### [Data supplied]
============
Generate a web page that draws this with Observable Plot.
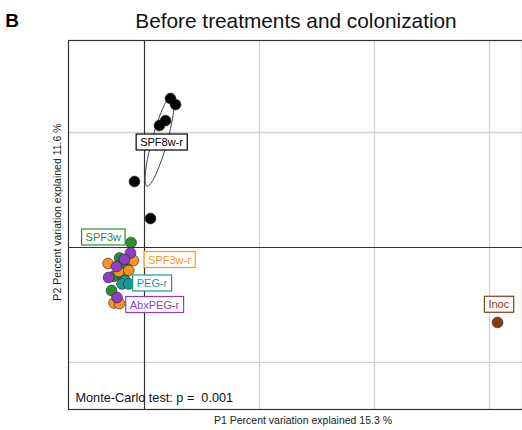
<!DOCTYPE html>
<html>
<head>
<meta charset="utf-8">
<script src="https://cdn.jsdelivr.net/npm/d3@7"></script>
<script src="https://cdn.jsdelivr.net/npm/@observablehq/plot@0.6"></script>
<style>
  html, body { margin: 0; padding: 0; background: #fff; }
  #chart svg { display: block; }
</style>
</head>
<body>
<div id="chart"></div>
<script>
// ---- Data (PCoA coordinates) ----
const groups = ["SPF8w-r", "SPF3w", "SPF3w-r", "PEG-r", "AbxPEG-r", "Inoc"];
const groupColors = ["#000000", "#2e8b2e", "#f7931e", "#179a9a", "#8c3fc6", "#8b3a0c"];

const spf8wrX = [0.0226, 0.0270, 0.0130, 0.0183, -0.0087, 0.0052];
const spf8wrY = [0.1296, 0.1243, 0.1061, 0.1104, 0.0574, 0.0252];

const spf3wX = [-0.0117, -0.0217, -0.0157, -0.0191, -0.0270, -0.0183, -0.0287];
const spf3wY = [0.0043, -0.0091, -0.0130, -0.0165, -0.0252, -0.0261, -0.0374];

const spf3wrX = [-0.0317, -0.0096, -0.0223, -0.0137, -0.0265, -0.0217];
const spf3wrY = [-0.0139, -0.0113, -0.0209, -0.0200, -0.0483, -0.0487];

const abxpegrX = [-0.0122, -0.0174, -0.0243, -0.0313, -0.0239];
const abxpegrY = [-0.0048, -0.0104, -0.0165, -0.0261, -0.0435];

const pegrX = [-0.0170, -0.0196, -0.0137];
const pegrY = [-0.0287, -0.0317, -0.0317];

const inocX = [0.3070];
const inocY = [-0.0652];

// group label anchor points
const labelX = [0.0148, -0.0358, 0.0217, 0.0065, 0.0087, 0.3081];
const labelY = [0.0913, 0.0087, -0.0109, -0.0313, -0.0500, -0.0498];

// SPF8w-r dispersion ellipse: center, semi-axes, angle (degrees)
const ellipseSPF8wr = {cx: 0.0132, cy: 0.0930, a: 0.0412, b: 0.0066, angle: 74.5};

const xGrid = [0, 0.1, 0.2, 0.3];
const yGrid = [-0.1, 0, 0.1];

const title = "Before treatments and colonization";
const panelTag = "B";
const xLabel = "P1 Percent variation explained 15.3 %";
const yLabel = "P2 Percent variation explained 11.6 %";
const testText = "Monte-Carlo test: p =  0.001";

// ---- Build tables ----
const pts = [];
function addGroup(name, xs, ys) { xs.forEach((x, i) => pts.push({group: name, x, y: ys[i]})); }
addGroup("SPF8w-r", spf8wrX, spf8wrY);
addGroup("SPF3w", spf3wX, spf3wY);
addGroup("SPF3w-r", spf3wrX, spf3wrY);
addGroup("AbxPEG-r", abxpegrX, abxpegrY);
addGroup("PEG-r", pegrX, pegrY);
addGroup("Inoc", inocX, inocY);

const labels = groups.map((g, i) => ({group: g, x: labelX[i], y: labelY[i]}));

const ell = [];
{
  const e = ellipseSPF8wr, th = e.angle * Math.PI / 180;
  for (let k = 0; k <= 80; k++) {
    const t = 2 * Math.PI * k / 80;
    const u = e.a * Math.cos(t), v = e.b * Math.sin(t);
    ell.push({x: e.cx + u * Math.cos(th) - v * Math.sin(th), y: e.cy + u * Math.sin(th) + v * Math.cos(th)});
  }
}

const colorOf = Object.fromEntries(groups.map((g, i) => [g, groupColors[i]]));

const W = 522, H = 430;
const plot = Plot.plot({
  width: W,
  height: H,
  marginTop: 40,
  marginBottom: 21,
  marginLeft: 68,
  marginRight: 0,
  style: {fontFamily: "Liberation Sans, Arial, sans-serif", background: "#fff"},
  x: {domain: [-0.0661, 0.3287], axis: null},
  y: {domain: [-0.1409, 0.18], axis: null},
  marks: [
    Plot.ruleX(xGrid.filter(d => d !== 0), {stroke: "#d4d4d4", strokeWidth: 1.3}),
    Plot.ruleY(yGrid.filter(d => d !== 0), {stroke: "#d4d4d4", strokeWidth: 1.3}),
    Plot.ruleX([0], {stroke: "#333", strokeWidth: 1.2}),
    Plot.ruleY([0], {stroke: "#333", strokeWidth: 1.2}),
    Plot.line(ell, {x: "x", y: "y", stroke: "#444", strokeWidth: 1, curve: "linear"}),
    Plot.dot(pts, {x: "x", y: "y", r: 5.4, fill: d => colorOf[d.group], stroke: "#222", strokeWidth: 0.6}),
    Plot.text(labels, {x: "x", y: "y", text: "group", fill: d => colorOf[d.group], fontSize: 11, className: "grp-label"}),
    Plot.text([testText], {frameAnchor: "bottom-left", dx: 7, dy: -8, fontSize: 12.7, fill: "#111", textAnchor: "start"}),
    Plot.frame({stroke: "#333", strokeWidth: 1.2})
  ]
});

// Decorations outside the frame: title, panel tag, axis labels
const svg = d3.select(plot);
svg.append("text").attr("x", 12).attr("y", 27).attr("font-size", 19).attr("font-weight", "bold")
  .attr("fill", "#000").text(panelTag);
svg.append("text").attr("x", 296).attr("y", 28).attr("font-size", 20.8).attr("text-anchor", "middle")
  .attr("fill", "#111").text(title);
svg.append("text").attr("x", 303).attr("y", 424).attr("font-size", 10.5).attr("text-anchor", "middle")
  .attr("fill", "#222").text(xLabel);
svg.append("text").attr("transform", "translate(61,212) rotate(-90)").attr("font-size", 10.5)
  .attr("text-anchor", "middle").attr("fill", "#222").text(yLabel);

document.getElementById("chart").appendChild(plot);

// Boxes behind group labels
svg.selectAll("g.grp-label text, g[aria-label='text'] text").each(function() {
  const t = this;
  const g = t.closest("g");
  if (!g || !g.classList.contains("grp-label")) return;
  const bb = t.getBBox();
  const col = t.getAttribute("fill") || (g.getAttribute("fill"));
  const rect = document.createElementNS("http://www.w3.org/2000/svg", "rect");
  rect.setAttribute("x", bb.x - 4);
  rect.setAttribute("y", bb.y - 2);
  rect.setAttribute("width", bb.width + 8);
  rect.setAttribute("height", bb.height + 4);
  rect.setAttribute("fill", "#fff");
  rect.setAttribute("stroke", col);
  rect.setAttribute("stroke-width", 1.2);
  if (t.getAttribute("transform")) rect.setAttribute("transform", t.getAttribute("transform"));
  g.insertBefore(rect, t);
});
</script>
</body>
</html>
============
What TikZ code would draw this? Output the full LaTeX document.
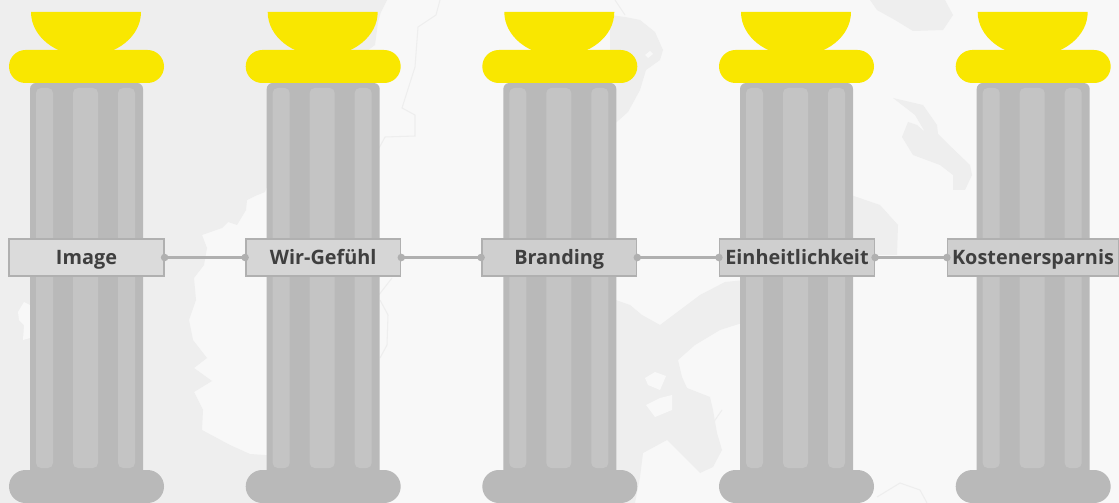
============
### [Aim]
Copy all lines from the entries that contain the word "document".

### [Complete answer]
document.getElementById("chart").appendChild(plot);
  const rect = document.createElementNS("http://www.w3.org/2000/svg", "rect");
What TikZ code would draw this? Output the full LaTeX document.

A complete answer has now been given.